A few weeks ago, I posted the story of how I started QuestDB on Hacker News. Several people found the story interesting, so I thought I would post it here and describe the passage from working at a large energy trading company, discovering memory-mapping approaches in Java, the beginnings of building the system as a side-project, and how we got to where we are today with companies relying on production instances of our time-series database.
It started in 2012 when an energy trading company hired me to rebuild their real-time vessel tracking system. Management wanted me to use a well-known XML database that they had just bought a license for. This option would have required to take down production for about a week just to ingest the data. And a week downtime was not an option. With no more money to spend on software, I turned to alternatives such as OpenTSDB but they were not a fit for our data model. There was no solution in sight to deliver the project.
Then, I stumbled upon Peter Lawrey’s Java Chronicle library. It loaded the same data in 2 minutes instead of a week using memory-mapped files. Besides the performance aspect, I found it fascinating that such a simple method was solving multiple issues simultaneously: fast write, read can happen even before data is committed to disk, code interacts with memory rather than IO functions, no buffers to copy. Incidentally, this was my first exposure to zero-GC Java.
But there were several issues. First, at the time It didn’t look like the library was going to be maintained. Second, it used Java NIO instead of using the OS API directly. This adds overhead since it creates individual objects with sole purpose to hold a memory address for each memory page. Third, although the NIO allocation API was well documented, the release API was not. It was really easy to run out of memory and hard to manage memory page release. I decided to ditch the XML DB and then started to write a custom storage engine in Java, similar to what Java Chronicle did. This engine used memory mapped files, off-heap memory and a custom query system for geospatial time series. Implementing this was a refreshing experience. I learned more in a few weeks than in years on the job.
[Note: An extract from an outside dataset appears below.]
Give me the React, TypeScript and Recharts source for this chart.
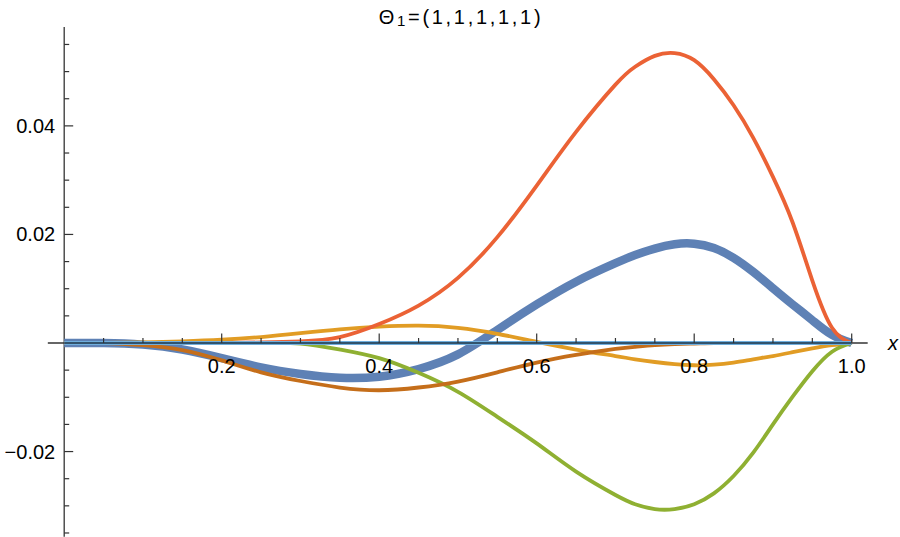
import { LineChart, Line, XAxis, YAxis, ReferenceLine, ReferenceDot } from "recharts";

const xValues = [0, 0.05, 0.1, 0.15, 0.2, 0.25, 0.3, 0.35, 0.4, 0.45, 0.5, 0.55, 0.6, 0.65, 0.7, 0.725, 0.75, 0.775, 0.8, 0.825, 0.85, 0.875, 0.9, 0.925, 0.95, 0.975, 1];

const blueValues = [0, 0, -0.0003, -0.0012, -0.0028, -0.0045, -0.0057, -0.0064, -0.0062, -0.0048, -0.0021, 0.0024, 0.0071, 0.0113, 0.0147, 0.0162, 0.0174, 0.0182, 0.0183, 0.0175, 0.0157, 0.0131, 0.0101, 0.0071, 0.0042, 0.0015, 0];
const orangeValues = [0, 0, 0.0001, 0.0003, 0.0006, 0.0011, 0.0018, 0.0025, 0.003, 0.0032, 0.0028, 0.0017, 0.0002, -0.0012, -0.0024, -0.003, -0.0035, -0.0039, -0.0041, -0.004, -0.0036, -0.003, -0.0024, -0.0017, -0.001, -0.0004, 0];
const greenValues = [0, 0, 0, 0, 0, 0, -0.0001, -0.0012, -0.0028, -0.0055, -0.009, -0.0136, -0.0185, -0.0237, -0.028, -0.0297, -0.0306, -0.0306, -0.0297, -0.0277, -0.0245, -0.0202, -0.015, -0.0099, -0.0052, -0.0016, 0];
const redValues = [0, 0, 0, 0, 0.00002, 0.0001, 0.0003, 0.0011, 0.0035, 0.0069, 0.012, 0.0195, 0.029, 0.0389, 0.0476, 0.0509, 0.0529, 0.0534, 0.0521, 0.0486, 0.0438, 0.0378, 0.0306, 0.0222, 0.0115, 0.0028, 0];
const brownValues = [0, 0, -0.0004, -0.0013, -0.0032, -0.0054, -0.007, -0.0082, -0.0087, -0.0082, -0.0071, -0.0054, -0.0036, -0.0022, -0.0011, -0.0007, -0.0004, -0.0002, -0.0001, 0, 0, 0, 0, 0, 0, 0, 0];

const xMajorTicks = [0.2, 0.4, 0.6, 0.8, 1.0];
const xMajorLabels = ["0.2", "0.4", "0.6", "0.8", "1.0"];
const xMinorTicks = [0.05, 0.1, 0.15, 0.25, 0.3, 0.35, 0.45, 0.5, 0.55, 0.65, 0.7, 0.75, 0.85, 0.9, 0.95];
const yMajorTicks = [-0.02, 0.02, 0.04];
const yMajorLabels = ["\u22120.02", "0.02", "0.04"];
const yMinorTicks = [-0.035, -0.03, -0.025, -0.015, -0.01, -0.005, 0.005, 0.01, 0.015, 0.025, 0.03, 0.035, 0.045, 0.05, 0.055];

const data = xValues.map((x, i) => ({
  x,
  blue: blueValues[i],
  orange: orangeValues[i],
  green: greenValues[i],
  red: redValues[i],
  brown: brownValues[i],
}));

const FONT = "'Liberation Sans', Arial, sans-serif";
const AXIS = "#333333";

const xTickShape = (len: number, label?: string) => (p: any) => (
  <g>
    <line x1={p.cx} y1={p.cy} x2={p.cx} y2={p.cy - len} stroke={AXIS} strokeWidth={1.2} />
    {label && (
      <text x={p.cx} y={p.cy + 30} textAnchor="middle" fontSize={20} fontFamily={FONT} fill="#000">{label}</text>
    )}
  </g>
);

const yTickShape = (len: number, label?: string) => (p: any) => (
  <g>
    <line x1={p.cx} y1={p.cy} x2={p.cx + len} y2={p.cy} stroke={AXIS} strokeWidth={1.2} />
    {label && (
      <text x={p.cx - 9} y={p.cy + 7} textAnchor="end" fontSize={20} fontFamily={FONT} fill="#000">{label}</text>
    )}
  </g>
);

export default function App() {
  return (
    <div style={{ position: "absolute", left: 0, top: 0, width: 900, height: 537, background: "#fff" }}>
      <LineChart width={900} height={537} data={data} margin={{ top: 0, right: 0, bottom: 0, left: 0 }}>
        <XAxis dataKey="x" type="number" domain={[-0.08152, 1.06133]} hide allowDataOverflow />
        <YAxis type="number" domain={[-0.03574, 0.06319]} hide allowDataOverflow />

        <ReferenceLine segment={[{ x: -0.0208, y: 0 }, { x: 1.0203, y: 0 }]} stroke={AXIS} strokeWidth={1.3} />
        <ReferenceLine segment={[{ x: 0, y: -0.0357 }, { x: 0, y: 0.0582 }]} stroke={AXIS} strokeWidth={1.3} />

        <Line dataKey="blue" type="natural" stroke="#5E81B5" strokeWidth={8.5} dot={false} activeDot={false} isAnimationActive={false} />
        <Line dataKey="orange" type="natural" stroke="#E19C24" strokeWidth={3.8} dot={false} activeDot={false} isAnimationActive={false} />
        <Line dataKey="green" type="natural" stroke="#8FB032" strokeWidth={3.8} dot={false} activeDot={false} isAnimationActive={false} />
        <Line dataKey="red" type="natural" stroke="#EB6235" strokeWidth={3.8} dot={false} activeDot={false} isAnimationActive={false} />
        <Line dataKey="brown" type="natural" stroke="#C56E1A" strokeWidth={3.8} dot={false} activeDot={false} isAnimationActive={false} />

        <ReferenceLine segment={[{ x: 0, y: 0 }, { x: 1, y: 0 }]} stroke="#6FAEDD" strokeWidth={4} />
        <ReferenceLine segment={[{ x: 0, y: 0 }, { x: 1, y: 0 }]} stroke="#1E3446" strokeWidth={1.4} />

        {xMinorTicks.map((t) => (
          <ReferenceDot key={"xm" + t} x={t} y={0} r={0} shape={xTickShape(5)} />
        ))}
        {xMajorTicks.map((t, i) => (
          <ReferenceDot key={"xM" + t} x={t} y={0} r={0} shape={xTickShape(9.5, xMajorLabels[i])} />
        ))}
        {yMinorTicks.map((t) => (
          <ReferenceDot key={"ym" + t} x={0} y={t} r={0} shape={yTickShape(5)} />
        ))}
        {yMajorTicks.map((t, i) => (
          <ReferenceDot key={"yM" + t} x={0} y={t} r={0} shape={yTickShape(9, yMajorLabels[i])} />
        ))}
      </LineChart>
      <svg width={900} height={537} style={{ position: "absolute", left: 0, top: 0, pointerEvents: "none" }}>
        <text x={461} y={24} textAnchor="middle" fontSize={20} letterSpacing={2.7} fontFamily={FONT} fill="#000">
          {"\u0398"}
          <tspan fontSize={15} dy={2}>1</tspan>
          <tspan dy={-2}>{"=(1,1,1,1,1)"}</tspan>
        </text>
        <text x={893} y={350} textAnchor="middle" fontSize={20} fontStyle="italic" fontFamily={FONT} fill="#000">x</text>
      </svg>
    </div>
  );
}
Throughout my career, I mostly worked at large companies where developers are “managed” via itemized tasks sent as tickets. There was no room for creativity or initiative. In fact, it was in one’s best interest to follow the ticket's exact instructions, even if it was complete nonsense. I had just been promoted to a managerial role and regretted it after a week. After so much time hoping for a promotion, I immediately wanted to go back to the technical side. I became obsessed with learning new stuff again, particularly in the high performance space.
With some money aside, I left my job and started to work on QuestDB solo. I used Java and a small C layer to interact directly with the OS API without passing through a selector API. Although existing OS API wrappers would have been easier to get started with, the overhead increases complexity and hurts performance. I also wanted the system to be completely GC-free. To do this, I had to build off-heap memory management myself and I could not use off-the-shelf libraries. I had to rewrite many of the standard ones over the years to avoid producing any garbage.
As I had my first kid, I had to take contracting gigs to make ends meet over the following 6 years. All the stuff I had been learning boosted my confidence and I started performing well at interviews. This allowed me to get better paying contracts, I could take fewer jobs and free up more time to work on QuestDB while looking after my family. I would do research during the day and implement this into QuestDB at night. I was constantly looking for the next thing, which would take performance closer to the limits of the hardware.
A year in, I realised that my initial design was actually flawed and that it had to be thrown away. It had no concept of separation between readers and writers and would thus allow dirty reads. Storage was not guaranteed to be contiguous, and pages could be of various non-64-bit-divisible sizes. It was also very much cache-unfriendly, forcing the use of slow row-based reads instead of fast columnar and vectorized ones. Commits were slow, and as individual column files could be committed independently, they left the data open to corruption.
Although this was a setback, I got back to work. I wrote the new engine to allow atomic and durable multi-column commits, provide repeatable read isolation, and for commits to be instantaneous. To do this, I separated transaction files from the data files. This made it possible to commit multiple columns simultaneously as a simple update of the last committed row id. I also made storage dense by removing overlapping memory pages and writing data byte by byte over page edges.
This new approach improved query performance. It made it easy to split data across worker threads and to optimise the CPU pipeline with prefetch. It unlocked column-based execution and additional virtual parallelism with SIMD instruction sets thanks to Agner Fog’s Vector Class Library. It made it possible to implement more recent innovations like our own version of Google SwissTable. I published more details when we released a demo server a few weeks ago on ShowHN. This demo is still available to try online with a pre-loaded dataset of 1.6 billion rows. Although it was hard and discouraging at first, this rewrite turned out to be the second best thing that happened to QuestDB.
The best thing was that people started to contribute to the project. I am really humbled that Tanc and Nic left our previous employer to build QuestDB. A few months later, former colleagues of mine left their stable low-latency jobs at banks to join us. I take this as a huge responsibility and I don’t want to let these guys down. The amount of work ahead gives me headaches and goosebumps at the same time.